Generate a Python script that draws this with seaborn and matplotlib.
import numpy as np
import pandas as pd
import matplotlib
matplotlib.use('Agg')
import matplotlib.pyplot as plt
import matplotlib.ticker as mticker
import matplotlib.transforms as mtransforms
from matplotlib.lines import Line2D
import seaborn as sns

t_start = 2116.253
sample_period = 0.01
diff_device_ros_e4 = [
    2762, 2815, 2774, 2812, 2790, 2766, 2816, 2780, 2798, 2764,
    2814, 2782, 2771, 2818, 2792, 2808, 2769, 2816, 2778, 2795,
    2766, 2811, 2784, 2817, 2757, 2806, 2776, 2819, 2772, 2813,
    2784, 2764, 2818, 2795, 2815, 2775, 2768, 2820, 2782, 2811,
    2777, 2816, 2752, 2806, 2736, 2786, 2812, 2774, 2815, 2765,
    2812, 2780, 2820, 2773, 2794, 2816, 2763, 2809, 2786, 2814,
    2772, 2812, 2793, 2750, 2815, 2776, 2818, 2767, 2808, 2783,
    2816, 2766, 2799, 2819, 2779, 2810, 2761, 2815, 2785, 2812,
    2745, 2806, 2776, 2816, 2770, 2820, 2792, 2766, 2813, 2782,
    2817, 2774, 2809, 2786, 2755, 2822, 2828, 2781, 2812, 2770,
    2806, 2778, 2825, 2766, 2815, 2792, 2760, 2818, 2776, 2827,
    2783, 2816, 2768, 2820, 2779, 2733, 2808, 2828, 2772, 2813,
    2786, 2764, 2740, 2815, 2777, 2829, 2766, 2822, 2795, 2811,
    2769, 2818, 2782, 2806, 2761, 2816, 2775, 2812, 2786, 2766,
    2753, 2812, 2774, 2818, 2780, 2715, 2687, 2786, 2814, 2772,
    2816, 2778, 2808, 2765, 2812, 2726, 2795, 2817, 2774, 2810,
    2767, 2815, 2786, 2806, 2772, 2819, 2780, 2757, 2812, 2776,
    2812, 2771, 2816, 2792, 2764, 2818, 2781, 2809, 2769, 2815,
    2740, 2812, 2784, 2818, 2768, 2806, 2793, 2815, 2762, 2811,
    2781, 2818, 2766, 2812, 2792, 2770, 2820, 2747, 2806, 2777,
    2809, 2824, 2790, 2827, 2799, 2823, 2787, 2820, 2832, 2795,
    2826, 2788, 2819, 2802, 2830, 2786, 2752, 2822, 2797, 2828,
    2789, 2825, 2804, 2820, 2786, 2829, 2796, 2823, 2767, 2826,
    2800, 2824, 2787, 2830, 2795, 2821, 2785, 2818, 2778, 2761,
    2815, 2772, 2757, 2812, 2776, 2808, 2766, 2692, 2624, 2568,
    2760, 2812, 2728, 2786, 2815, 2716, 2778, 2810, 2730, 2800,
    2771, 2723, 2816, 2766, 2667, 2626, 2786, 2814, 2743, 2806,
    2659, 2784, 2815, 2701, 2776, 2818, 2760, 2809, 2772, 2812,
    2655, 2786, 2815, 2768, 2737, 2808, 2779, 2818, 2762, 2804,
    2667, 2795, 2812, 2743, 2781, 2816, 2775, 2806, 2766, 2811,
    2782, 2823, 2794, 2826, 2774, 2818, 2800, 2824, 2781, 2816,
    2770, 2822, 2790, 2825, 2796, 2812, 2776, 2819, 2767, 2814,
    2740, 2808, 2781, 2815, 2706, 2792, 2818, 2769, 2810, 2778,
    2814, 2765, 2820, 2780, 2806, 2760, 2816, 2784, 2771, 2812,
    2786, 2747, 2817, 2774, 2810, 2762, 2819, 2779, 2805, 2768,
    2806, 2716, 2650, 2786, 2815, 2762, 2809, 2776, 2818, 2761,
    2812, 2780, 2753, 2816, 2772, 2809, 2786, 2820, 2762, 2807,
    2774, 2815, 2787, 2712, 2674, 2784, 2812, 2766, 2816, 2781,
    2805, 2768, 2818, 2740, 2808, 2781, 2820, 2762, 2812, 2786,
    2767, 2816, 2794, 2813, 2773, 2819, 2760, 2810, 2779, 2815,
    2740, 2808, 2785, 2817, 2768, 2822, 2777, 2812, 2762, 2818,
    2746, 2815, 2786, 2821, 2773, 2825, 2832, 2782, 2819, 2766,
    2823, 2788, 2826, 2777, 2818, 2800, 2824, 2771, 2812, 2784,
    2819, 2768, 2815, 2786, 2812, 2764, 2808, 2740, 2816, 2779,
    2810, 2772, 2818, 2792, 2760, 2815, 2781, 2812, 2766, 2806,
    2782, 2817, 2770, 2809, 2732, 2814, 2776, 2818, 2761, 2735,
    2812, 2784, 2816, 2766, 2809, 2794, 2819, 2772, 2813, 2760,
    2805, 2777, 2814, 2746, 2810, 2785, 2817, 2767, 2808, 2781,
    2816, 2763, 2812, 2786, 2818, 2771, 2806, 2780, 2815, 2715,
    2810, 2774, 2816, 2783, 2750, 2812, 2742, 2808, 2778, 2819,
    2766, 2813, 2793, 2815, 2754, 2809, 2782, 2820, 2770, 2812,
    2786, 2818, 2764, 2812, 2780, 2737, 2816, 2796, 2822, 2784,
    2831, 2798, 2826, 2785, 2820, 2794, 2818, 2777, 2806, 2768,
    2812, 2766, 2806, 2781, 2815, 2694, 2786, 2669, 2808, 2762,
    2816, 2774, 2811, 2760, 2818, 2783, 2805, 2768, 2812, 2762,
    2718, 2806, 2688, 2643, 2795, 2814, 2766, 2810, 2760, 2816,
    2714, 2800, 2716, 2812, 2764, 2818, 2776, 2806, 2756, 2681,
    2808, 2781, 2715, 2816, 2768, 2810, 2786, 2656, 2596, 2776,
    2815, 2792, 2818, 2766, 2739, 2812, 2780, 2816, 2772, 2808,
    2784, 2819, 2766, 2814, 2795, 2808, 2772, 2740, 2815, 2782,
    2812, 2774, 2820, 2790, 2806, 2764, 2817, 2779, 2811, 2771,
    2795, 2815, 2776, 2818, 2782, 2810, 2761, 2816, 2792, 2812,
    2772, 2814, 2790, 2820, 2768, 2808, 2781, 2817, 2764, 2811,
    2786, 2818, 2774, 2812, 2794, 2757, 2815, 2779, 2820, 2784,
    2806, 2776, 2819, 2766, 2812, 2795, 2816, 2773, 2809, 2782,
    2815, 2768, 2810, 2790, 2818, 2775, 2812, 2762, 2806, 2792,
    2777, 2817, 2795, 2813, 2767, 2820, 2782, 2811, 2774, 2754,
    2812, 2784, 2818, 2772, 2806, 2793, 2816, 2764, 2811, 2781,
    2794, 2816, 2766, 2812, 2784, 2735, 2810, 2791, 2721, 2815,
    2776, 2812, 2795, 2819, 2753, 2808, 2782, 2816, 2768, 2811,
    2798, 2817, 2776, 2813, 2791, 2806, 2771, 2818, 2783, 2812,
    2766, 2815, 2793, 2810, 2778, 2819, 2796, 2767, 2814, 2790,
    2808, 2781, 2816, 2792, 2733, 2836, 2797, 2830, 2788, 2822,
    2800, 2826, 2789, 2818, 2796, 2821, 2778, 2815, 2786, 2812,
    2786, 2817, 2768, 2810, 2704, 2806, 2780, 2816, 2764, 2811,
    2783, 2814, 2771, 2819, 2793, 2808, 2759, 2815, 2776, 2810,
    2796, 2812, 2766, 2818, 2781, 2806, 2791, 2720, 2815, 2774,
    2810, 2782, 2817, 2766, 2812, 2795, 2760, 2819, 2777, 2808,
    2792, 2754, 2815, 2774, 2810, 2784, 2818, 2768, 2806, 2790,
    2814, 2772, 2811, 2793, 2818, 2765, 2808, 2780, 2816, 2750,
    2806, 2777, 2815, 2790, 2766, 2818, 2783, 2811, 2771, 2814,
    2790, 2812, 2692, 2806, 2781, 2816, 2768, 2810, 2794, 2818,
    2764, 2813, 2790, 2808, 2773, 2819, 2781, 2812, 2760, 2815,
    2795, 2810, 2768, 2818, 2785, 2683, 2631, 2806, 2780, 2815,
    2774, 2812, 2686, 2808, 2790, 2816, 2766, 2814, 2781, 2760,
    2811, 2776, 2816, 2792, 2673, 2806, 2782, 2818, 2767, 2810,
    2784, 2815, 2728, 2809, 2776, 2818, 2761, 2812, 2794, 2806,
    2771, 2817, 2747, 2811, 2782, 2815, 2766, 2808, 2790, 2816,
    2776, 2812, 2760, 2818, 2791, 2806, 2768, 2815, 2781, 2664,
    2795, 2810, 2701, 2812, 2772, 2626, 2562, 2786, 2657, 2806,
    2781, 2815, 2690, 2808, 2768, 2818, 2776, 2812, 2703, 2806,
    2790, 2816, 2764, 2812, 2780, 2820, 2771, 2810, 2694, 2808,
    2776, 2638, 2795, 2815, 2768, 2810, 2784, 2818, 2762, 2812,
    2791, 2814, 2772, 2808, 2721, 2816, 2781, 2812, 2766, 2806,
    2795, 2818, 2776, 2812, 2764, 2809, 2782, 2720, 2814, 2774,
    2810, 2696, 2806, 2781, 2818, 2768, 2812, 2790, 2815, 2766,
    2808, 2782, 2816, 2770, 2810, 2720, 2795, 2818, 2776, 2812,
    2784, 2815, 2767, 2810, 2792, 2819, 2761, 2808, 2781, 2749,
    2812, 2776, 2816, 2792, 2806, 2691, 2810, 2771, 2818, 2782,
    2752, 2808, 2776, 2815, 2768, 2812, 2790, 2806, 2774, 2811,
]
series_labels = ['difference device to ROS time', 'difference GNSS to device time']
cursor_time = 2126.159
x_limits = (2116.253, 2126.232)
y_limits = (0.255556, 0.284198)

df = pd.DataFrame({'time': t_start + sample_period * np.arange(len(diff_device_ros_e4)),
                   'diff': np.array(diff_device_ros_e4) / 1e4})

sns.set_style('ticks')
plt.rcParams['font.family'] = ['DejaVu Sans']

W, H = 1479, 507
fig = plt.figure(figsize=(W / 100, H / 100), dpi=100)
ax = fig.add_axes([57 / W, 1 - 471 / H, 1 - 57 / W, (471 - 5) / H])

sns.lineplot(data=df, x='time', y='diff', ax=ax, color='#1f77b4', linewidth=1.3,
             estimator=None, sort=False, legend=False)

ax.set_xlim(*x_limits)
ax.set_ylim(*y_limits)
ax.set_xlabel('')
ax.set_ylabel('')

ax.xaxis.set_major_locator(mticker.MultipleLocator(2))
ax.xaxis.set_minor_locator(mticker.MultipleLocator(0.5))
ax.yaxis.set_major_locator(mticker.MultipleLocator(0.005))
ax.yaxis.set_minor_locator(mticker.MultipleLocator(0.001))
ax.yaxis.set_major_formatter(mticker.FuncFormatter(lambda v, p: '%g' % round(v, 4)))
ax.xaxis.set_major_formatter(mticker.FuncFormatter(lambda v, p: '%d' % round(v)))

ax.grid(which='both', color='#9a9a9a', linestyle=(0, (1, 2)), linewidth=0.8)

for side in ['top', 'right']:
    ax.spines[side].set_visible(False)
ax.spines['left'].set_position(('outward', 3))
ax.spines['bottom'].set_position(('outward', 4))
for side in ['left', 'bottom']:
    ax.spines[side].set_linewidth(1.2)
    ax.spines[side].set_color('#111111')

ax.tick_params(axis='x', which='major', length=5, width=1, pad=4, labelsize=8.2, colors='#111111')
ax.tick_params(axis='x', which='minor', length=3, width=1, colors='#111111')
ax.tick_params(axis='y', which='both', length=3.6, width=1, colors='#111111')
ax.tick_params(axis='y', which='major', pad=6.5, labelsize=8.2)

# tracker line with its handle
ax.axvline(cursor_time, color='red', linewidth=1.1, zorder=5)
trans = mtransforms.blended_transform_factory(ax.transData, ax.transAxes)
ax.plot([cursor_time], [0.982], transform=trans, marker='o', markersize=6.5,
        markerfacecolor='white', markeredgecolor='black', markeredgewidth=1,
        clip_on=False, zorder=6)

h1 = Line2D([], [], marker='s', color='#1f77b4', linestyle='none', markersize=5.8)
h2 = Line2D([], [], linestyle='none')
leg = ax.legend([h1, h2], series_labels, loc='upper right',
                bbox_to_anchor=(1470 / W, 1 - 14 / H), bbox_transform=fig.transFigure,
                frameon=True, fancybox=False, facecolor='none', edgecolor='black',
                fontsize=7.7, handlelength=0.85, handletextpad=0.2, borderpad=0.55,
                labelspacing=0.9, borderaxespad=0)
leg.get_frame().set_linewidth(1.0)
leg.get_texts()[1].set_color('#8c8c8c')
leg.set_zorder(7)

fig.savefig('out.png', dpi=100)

*Exercise:*
Look at the material above and copy, word for word, its lines from the first through the one containing "import seaborn as sns".

*Reply:*
Generate a Python script that draws this with seaborn and matplotlib.
import numpy as np
import pandas as pd
import matplotlib
matplotlib.use('Agg')
import matplotlib.pyplot as plt
import matplotlib.ticker as mticker
import matplotlib.transforms as mtransforms
from matplotlib.lines import Line2D
import seaborn as sns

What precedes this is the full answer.